Ces transformations ne sont pas une spécificité des zones littorales, mais l'attractivité particulière du littoral accroît l'étendue et la gravité du phénomène. Ainsi, le taux d'artificialisation des communes est près de trois fois plus élevé sur le littoral que sur le reste du territoire. Il en va de même de la vitesse de disparition des terres agricoles ces quarante dernières années, qui y est près de trois fois plus élevée que la moyenne métropolitaine.
Pour lutter contre les changements de destination des bâtiments agricoles en zone littorale, nous avons choisi de renforcer le droit de préemption des sociétés d'aménagement foncier et d'établissement rural, ou SAFER. Les SAFER sont des acteurs incontournables de la préservation des espaces naturels, agricoles et forestiers. Elles disposent pour cela d'un outil important, le droit de préemption, dont elles peuvent user pour assurer la transmission d'une exploitation à un professionnel et donc la continuité de l'activité agricole.
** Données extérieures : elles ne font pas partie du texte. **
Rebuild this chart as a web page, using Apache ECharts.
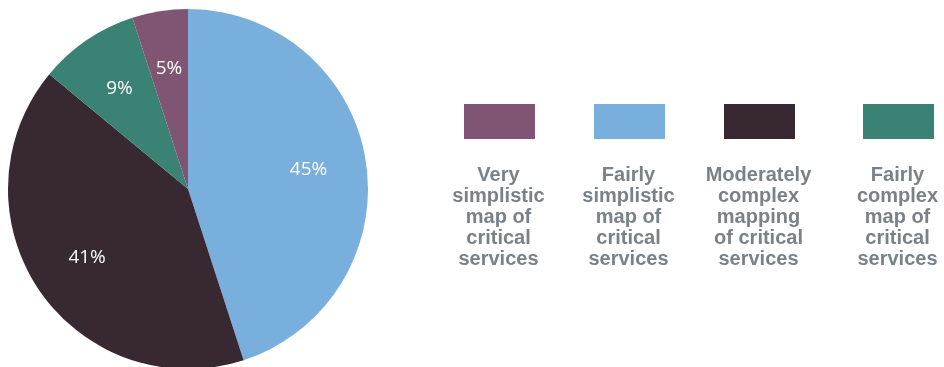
<!DOCTYPE html>
<html>
<head>
<meta charset="utf-8">
<style>
  html, body { margin: 0; padding: 0; background: #ffffff; }
  #chart { width: 944px; height: 367px; }
</style>
<script src="https://cdn.jsdelivr.net/npm/echarts@6/dist/echarts.min.js"></script>
</head>
<body>
<div id="chart"></div>
<script>
// Share of respondents by how completely they have mapped critical services
const categories = [
  'Very simplistic map of critical services',
  'Fairly simplistic map of critical services',
  'Moderately complex mapping of critical services',
  'Fairly complex map of critical services'
];
const legendLabels = [
  'Very\nsimplistic\nmap of\ncritical\nservices',
  'Fairly\nsimplistic\nmap of\ncritical\nservices',
  'Moderately\ncomplex\nmapping\nof critical\nservices',
  'Fairly\ncomplex\nmap of\ncritical\nservices'
];
const shares = [5, 45, 41, 9];
const colors = ['#805573', '#79afdc', '#372832', '#3a8374'];

// Slices run clockwise from 12 o'clock in this order
const sliceOrder = [1, 2, 3, 0];

const pieData = sliceOrder.map(i => ({
  name: categories[i],
  value: shares[i],
  itemStyle: { color: colors[i] }
}));

const center = [188, 189];
const outerR = 180;

// Legend swatches with stacked captions beneath them
const legendCenters = [499.5, 629.5, 759.5, 898.5];
const swatchW = 71, swatchH = 35, swatchTop = 104, captionTop = 165;
const graphics = [];
categories.forEach((c, i) => {
  graphics.push({
    type: 'rect',
    shape: { x: legendCenters[i] - swatchW / 2, y: swatchTop, width: swatchW, height: swatchH },
    style: { fill: colors[i] },
    silent: true
  });
  graphics.push({
    type: 'text',
    x: legendCenters[i] - 1,
    y: captionTop,
    style: {
      text: legendLabels[i],
      fill: '#7a8288',
      font: 'bold 20px "Liberation Sans", Arial, sans-serif',
      lineHeight: 21,
      align: 'center',
      verticalAlign: 'top'
    },
    silent: true
  });
});

const chart = echarts.init(document.getElementById('chart'), null, { renderer: 'canvas' });
chart.setOption({
  animation: false,
  backgroundColor: '#ffffff',
  series: [
    {
      type: 'pie',
      center: center,
      radius: [0, outerR],
      startAngle: 90,
      clockwise: true,
      silent: true,
      label: { show: false },
      labelLine: { show: false },
      data: pieData
    },
    {
      // transparent ring used only to place the percentage labels
      type: 'pie',
      center: center,
      radius: [58, outerR],
      startAngle: 90,
      clockwise: true,
      silent: true,
      itemStyle: { color: 'rgba(0,0,0,0)' },
      label: {
        show: true,
        position: 'inside',
        formatter: p => p.value + '%',
        color: '#ffffff',
        fontFamily: '"Open Sans", sans-serif',
        fontSize: 19,
        fontWeight: 'normal'
      },
      labelLine: { show: false },
      data: pieData.map(d => ({ name: d.name, value: d.value, itemStyle: { color: 'rgba(0,0,0,0)' } }))
    }
  ],
  graphic: graphics
});
</script>
</body>
</html>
La difficulté tient à ce que les SAFER ne peuvent préempter des bâtiments qui ont eu un usage agricole que si cette activité agricole a été exercée au cours des cinq années précédant l'aliénation. Or les pressions foncières, touristiques et démographiques sont d'une telle intensité en bord de mer que ce délai de cinq ans est souvent insuffisant pour prévenir le contournement de la loi littoral. Ce délai trop peu dissuasif encourage la spéculation foncière. L'objectif de la proposition de loi est de permettre l'exercice du droit de préemption des SAFER sur des bâtiments qui ont perdu leur usage agricole pendant plus de cinq ans.
Les débats que nous avons eus en commission des affaires économiques ont été riches. Nous avons adopté des amendements présentés par différents groupes politiques pour étendre à vingt ans le délai pendant lequel les SAFER pourront user de leur droit de préemption dans les communes littorales. Un tel délai permettra de mieux lutter contre la spéculation foncière tout en respectant les exigences constitutionnelles relatives au droit de propriété et celles liées à la recherche de la preuve que les biens en question étaient d'usage agricole.
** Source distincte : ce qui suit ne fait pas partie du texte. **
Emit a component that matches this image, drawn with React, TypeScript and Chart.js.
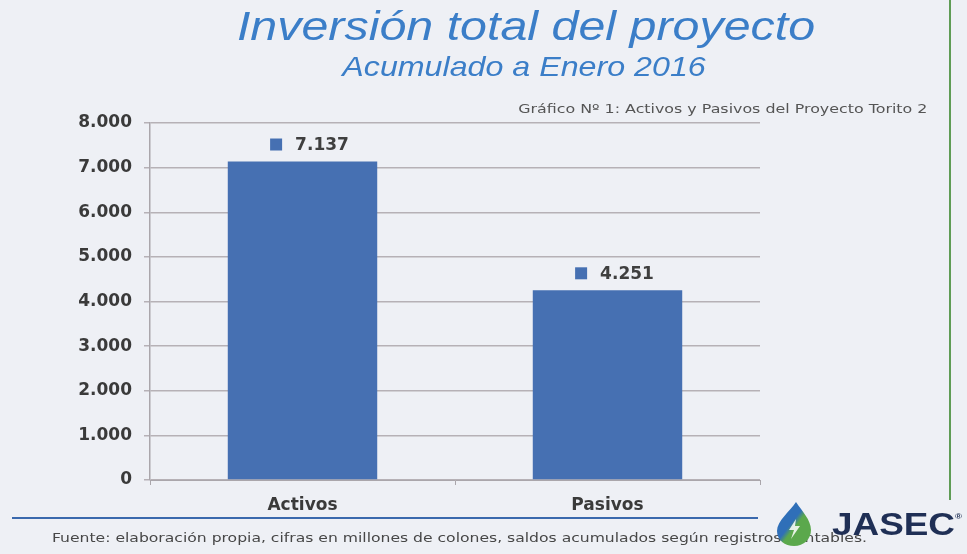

Nous espérons avant tout créer un outil suffisamment dissuasif pour inciter le professionnel qui serait tenté de vendre son bien à un particulier à ne pas le faire. Il est donc très probable que les SAFER n'auront pas, dans les faits, à user de leur nouveau droit de préemption.
Le texte proposait initialement de modifier l'exercice du droit de préemption dans les zones de montagne. En commission, il a été décidé de resserrer son objet aux espaces littoraux.